What the task requires: Copy word for word the lines in the records below, starting at the line with "Write a Python" and ending at the line with "plt.rcParams['font.weight'] = 'bold'". Skip the pictures.

>> Begin Supplied data

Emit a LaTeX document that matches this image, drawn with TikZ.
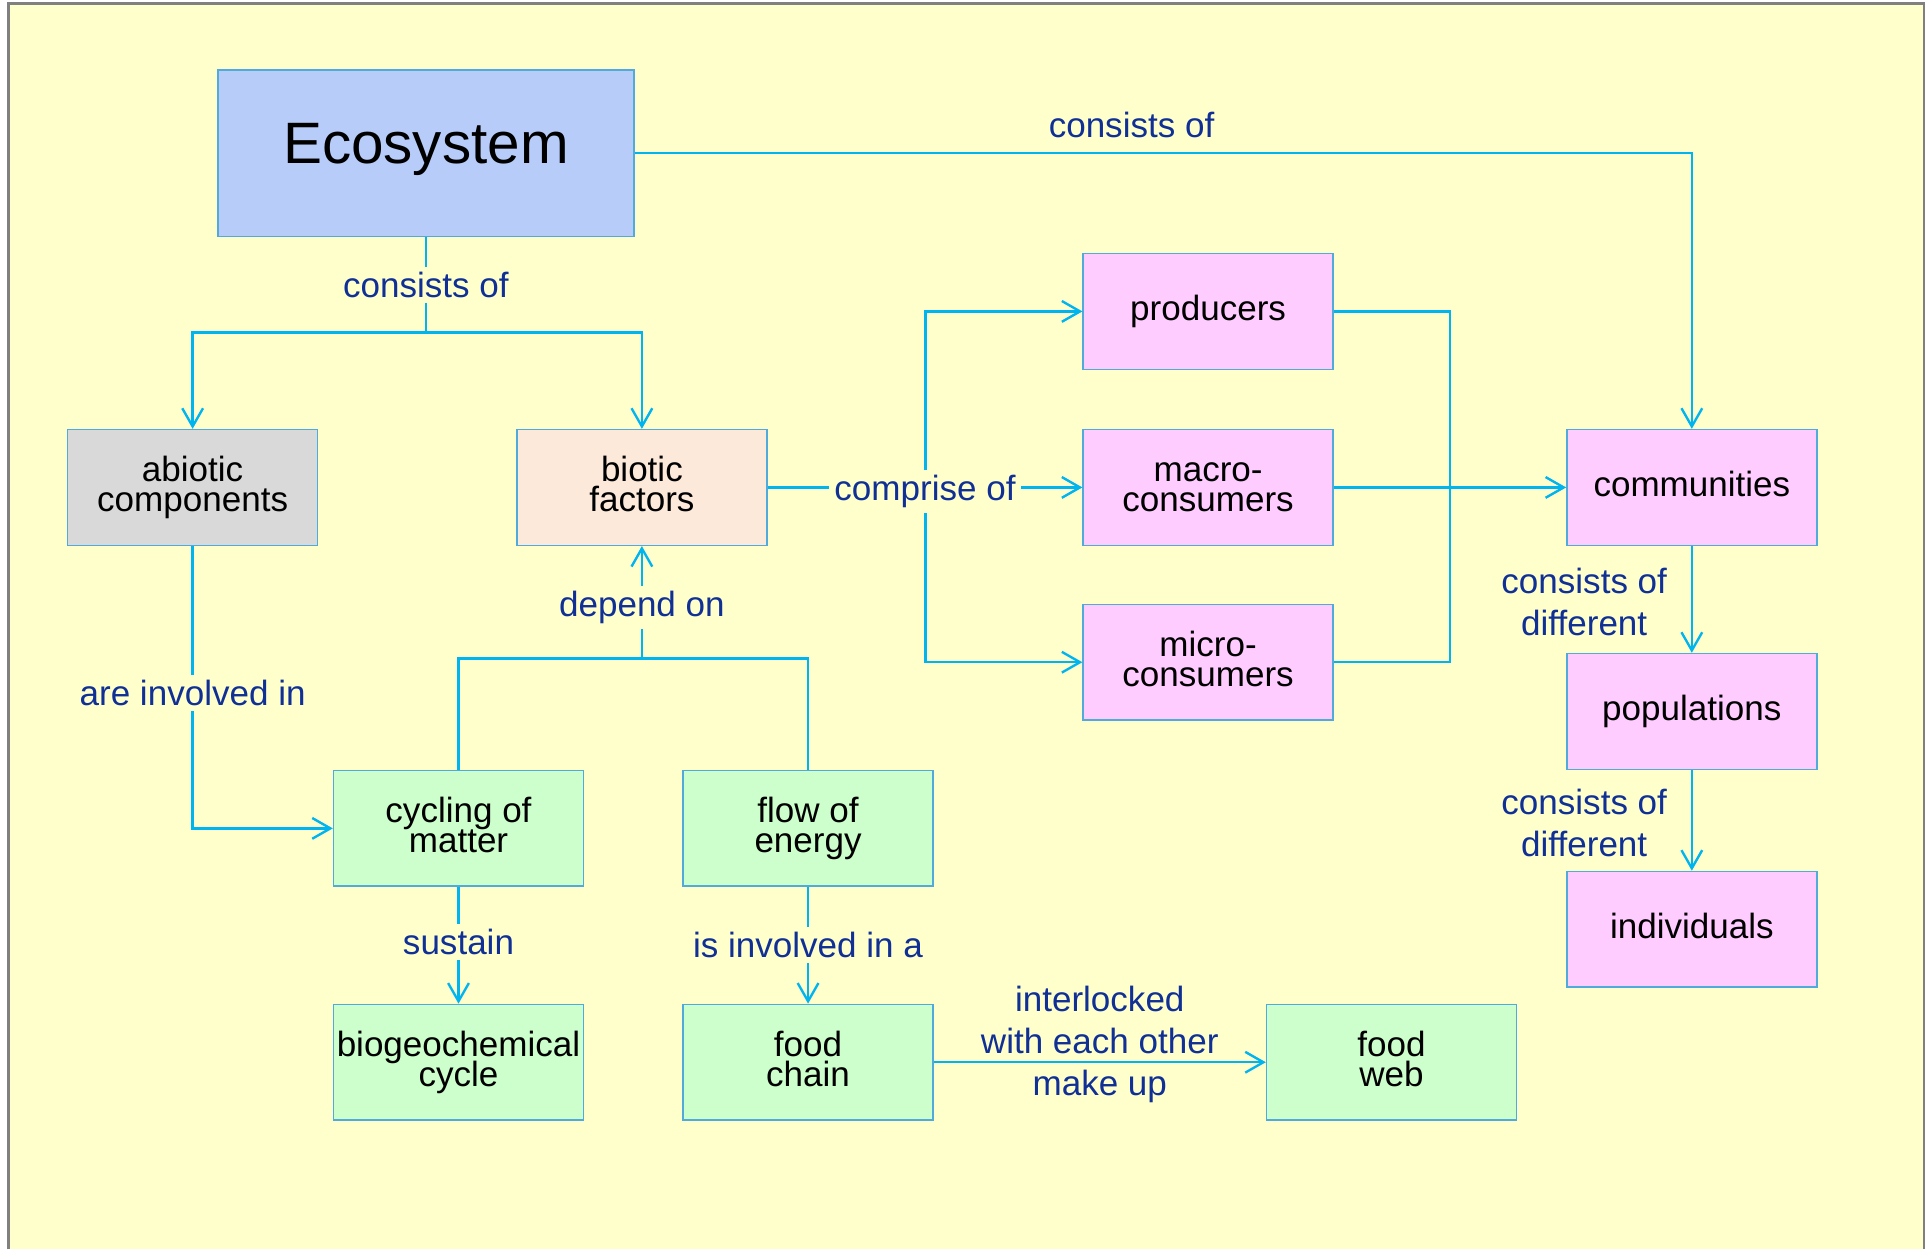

>> End Supplied data
>> Begin Supplied data

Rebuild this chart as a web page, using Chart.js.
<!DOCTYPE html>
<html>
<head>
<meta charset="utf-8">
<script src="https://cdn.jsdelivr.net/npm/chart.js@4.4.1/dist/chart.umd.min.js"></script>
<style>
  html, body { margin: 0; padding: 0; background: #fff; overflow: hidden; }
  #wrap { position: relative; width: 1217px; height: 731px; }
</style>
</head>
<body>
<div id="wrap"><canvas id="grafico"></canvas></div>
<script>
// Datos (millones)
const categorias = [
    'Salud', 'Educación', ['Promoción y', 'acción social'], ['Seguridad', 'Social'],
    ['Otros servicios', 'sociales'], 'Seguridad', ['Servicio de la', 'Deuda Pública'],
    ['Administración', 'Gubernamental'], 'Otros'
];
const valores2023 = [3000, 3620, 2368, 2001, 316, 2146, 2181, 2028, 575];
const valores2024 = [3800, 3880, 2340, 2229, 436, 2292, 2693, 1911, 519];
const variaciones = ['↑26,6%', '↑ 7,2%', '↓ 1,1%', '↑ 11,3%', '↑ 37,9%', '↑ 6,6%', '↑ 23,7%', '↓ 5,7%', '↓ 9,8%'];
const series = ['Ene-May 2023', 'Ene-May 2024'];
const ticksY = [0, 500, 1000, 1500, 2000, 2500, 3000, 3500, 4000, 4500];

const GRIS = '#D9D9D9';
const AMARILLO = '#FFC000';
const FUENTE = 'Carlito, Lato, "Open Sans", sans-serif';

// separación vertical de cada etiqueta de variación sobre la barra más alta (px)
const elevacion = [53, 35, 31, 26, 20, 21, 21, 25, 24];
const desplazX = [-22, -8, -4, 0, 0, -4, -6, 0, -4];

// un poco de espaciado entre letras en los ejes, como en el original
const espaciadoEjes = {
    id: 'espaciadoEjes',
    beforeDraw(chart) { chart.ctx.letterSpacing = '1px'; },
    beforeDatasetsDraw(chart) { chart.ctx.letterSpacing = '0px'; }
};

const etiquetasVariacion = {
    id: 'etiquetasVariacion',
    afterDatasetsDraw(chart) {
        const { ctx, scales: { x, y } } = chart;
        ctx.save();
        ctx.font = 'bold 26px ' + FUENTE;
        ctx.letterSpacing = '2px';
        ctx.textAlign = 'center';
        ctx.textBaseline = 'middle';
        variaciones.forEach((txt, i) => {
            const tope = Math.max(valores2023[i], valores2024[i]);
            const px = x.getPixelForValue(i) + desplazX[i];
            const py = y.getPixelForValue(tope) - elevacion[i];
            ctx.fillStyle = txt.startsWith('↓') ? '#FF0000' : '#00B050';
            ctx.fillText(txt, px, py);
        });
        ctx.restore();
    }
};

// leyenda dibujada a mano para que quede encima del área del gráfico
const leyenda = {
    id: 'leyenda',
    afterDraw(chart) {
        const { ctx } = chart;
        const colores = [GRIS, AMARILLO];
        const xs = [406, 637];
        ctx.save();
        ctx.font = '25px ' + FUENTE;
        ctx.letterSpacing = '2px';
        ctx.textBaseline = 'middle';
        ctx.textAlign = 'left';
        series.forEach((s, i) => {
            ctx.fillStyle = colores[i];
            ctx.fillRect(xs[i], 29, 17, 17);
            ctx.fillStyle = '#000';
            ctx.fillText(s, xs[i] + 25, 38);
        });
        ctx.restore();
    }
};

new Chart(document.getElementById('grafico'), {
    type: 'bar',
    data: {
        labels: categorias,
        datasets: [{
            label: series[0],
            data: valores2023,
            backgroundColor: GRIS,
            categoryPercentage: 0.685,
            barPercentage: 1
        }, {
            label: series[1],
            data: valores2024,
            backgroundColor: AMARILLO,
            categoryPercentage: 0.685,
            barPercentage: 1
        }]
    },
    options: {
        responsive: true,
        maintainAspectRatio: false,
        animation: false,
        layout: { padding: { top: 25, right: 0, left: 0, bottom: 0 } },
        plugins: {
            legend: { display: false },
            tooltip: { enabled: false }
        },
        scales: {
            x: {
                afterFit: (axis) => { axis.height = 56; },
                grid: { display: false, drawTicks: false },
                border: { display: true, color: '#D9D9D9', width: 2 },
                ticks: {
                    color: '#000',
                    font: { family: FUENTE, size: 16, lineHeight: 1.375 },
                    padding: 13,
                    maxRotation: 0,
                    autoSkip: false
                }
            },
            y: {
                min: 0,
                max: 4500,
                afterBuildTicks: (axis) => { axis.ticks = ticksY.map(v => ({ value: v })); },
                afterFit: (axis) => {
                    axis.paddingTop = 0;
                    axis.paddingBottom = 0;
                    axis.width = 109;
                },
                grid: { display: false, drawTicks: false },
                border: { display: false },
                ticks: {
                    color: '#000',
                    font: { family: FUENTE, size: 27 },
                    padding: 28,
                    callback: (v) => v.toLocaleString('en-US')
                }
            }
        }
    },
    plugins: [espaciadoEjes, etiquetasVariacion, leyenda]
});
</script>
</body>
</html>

>> End Supplied data
>> Begin Supplied data

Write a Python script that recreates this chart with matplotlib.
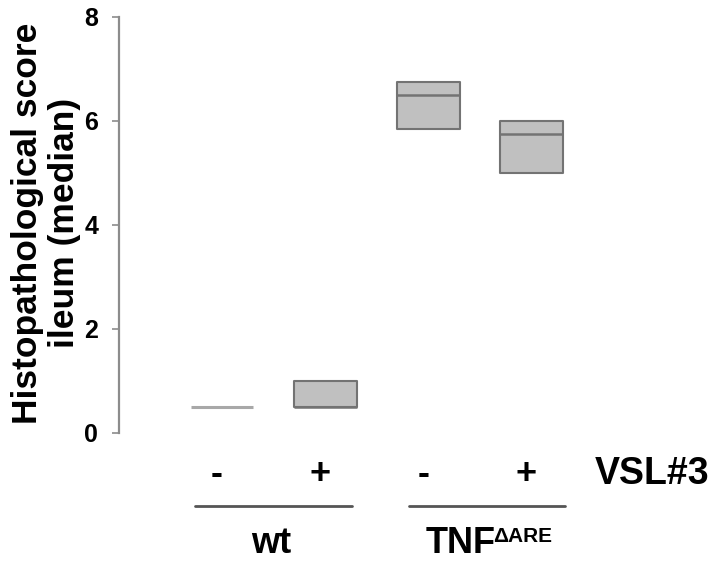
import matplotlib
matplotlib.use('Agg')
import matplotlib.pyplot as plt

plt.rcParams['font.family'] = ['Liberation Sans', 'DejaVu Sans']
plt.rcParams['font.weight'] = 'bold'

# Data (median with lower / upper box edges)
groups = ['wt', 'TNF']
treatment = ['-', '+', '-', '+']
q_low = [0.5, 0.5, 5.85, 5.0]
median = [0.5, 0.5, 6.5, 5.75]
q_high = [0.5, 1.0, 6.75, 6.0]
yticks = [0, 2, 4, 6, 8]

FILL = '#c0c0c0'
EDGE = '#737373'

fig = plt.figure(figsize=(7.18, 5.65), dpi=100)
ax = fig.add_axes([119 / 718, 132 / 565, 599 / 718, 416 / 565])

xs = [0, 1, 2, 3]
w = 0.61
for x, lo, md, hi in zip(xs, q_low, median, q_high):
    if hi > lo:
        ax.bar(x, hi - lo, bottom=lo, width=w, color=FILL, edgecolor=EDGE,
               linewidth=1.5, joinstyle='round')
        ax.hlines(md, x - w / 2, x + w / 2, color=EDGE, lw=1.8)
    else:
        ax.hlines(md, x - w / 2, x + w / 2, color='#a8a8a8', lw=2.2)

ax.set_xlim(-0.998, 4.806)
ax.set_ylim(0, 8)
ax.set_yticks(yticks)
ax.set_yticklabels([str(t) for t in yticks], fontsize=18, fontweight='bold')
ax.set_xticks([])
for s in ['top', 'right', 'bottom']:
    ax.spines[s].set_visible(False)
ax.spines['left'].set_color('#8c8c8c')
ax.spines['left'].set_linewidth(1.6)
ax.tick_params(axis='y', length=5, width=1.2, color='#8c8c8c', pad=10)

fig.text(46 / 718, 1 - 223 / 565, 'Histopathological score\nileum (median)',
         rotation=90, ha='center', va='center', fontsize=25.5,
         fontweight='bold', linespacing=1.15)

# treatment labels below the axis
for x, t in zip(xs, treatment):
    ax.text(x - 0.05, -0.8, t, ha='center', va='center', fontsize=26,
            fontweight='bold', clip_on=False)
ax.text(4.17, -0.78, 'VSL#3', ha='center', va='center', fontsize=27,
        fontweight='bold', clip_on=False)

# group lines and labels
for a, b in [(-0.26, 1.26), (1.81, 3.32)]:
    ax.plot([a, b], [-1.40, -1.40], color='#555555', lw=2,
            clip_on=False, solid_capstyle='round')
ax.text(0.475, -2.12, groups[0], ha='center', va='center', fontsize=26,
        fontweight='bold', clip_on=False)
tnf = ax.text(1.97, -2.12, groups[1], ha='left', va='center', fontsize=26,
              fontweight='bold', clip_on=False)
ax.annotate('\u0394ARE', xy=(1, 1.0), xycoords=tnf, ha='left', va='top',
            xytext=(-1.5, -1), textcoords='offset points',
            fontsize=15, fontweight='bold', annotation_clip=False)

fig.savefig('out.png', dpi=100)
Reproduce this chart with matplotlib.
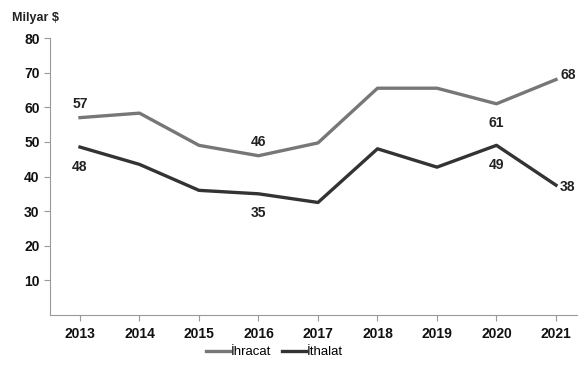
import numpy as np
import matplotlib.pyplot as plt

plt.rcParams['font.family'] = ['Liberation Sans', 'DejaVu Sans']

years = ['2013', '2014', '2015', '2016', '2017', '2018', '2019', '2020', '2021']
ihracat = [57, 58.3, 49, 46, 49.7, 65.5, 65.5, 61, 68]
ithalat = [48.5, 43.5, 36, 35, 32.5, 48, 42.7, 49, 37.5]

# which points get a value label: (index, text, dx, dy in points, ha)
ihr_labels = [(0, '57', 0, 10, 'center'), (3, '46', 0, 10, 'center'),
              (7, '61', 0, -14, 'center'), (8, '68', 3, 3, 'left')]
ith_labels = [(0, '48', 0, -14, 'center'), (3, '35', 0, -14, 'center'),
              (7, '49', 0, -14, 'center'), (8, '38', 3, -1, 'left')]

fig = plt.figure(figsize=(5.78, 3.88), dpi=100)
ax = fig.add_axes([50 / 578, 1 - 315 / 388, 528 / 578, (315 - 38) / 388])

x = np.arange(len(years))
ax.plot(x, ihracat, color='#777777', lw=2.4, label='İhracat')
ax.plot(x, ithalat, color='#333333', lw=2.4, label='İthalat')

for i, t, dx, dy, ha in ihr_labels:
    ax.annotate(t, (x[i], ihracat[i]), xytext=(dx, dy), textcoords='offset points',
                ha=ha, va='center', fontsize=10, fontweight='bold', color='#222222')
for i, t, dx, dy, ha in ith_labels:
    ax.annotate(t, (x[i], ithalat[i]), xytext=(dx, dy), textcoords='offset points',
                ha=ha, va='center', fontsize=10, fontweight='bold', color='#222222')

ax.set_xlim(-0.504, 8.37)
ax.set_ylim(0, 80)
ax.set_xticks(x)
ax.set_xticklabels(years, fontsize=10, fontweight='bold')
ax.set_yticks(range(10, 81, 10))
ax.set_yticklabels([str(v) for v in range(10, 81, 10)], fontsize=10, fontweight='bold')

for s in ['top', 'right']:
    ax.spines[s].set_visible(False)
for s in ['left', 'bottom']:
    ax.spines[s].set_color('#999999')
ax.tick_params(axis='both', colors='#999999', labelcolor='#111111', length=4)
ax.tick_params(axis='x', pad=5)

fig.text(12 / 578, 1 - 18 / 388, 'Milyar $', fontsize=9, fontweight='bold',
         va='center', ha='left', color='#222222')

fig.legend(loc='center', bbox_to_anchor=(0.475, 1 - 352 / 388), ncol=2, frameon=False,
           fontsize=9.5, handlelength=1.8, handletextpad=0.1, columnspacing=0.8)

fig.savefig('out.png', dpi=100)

>> End Supplied data

Task output:
Write a Python script that recreates this chart with matplotlib.
import matplotlib
matplotlib.use('Agg')
import matplotlib.pyplot as plt

plt.rcParams['font.family'] = ['Liberation Sans', 'DejaVu Sans']
plt.rcParams['font.weight'] = 'bold'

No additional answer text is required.